Bergamo’s beautiful Civic Library (Biblioteca Civica Angelo Mai), in Piazza Vecchia in the upper town, is one of only a few places to be graced by a finely-crafted globe of the world made by Vincenzo Coronelli.
|The elegant Biblioteca Civica Angelo Mai|
in Piazza Vecchia
The Franciscan friar, who was also a celebrated cartographer and globe maker, was born on this day in 1650 in Venice.
He became famous for making terrestrial and celestial globes for the Duke of Parma and Louis XIV of France.
This started a demand for globes from other aristocratic clients to adorn their libraries and a few of Coronelli’s creations are still in existence today in private collections.

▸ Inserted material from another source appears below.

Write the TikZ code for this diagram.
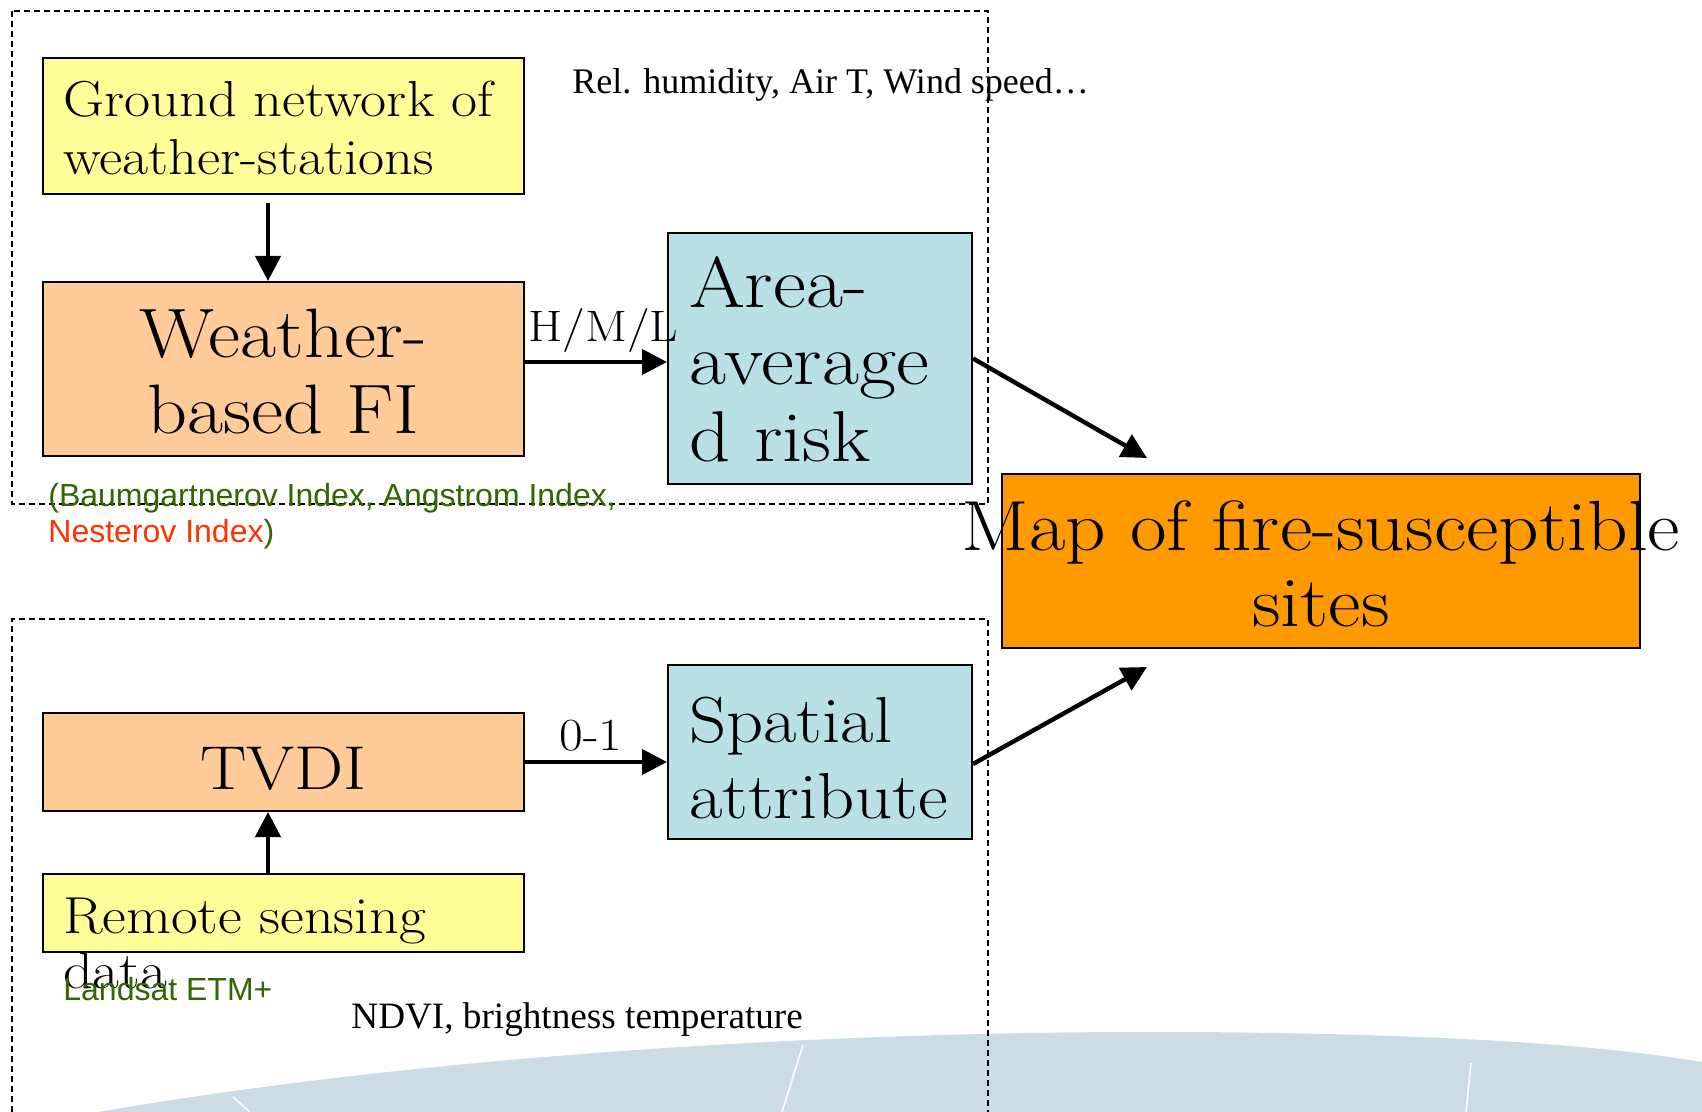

Coronelli was the fifth child of a Venetian tailor and was accepted as a novice by the Franciscans when he was 15.
He was later sent to a college in Rome where he studied theology and astronomy.
He began working as a geographer and was commissioned to produce a set of globes for Ranuccio II Farnese, the Duke of Parma. Each finely crafted globe was five feet in diameter.
After one of Louis XIV’s advisers saw the globes, Coronelli was invited to Paris to make a pair of globes for the French King.
The large globes displayed the latest information that had been obtained by French explorers in north America. They are now in the Francois Mitterand national library in Paris.
Coronelli died at the age of 68 in Venice having created hundreds of maps and some precious hand-made globes during his lifetime.
Original globes made by Coronelli can be seen in the Biblioteca Marciana in Venice and the Angelo Mai Civic library in Bergamo.
|The globes in the library, photographed by Visit Bergamo|
The Civic Library (Biblioteca Civica) Angelo Mai, where Coronelli’s globes are displayed, is at the centre of Bergamo’s upper town. Also referred to as Palazzo Nuovo, the library was founded in 1768 and houses more than 700,000 books, original manuscripts and scrolls.
It is believed that the two Coronelli globes came to Bergamo in 1692 after being purchased in Venice for the library of the Sant’Agostino monastery.
In 1797 when the monastery was suppressed the globes were in danger of being seized by French troops but they were hidden by a Bergamo nobleman in his home and later donated to the Civic Library by his son.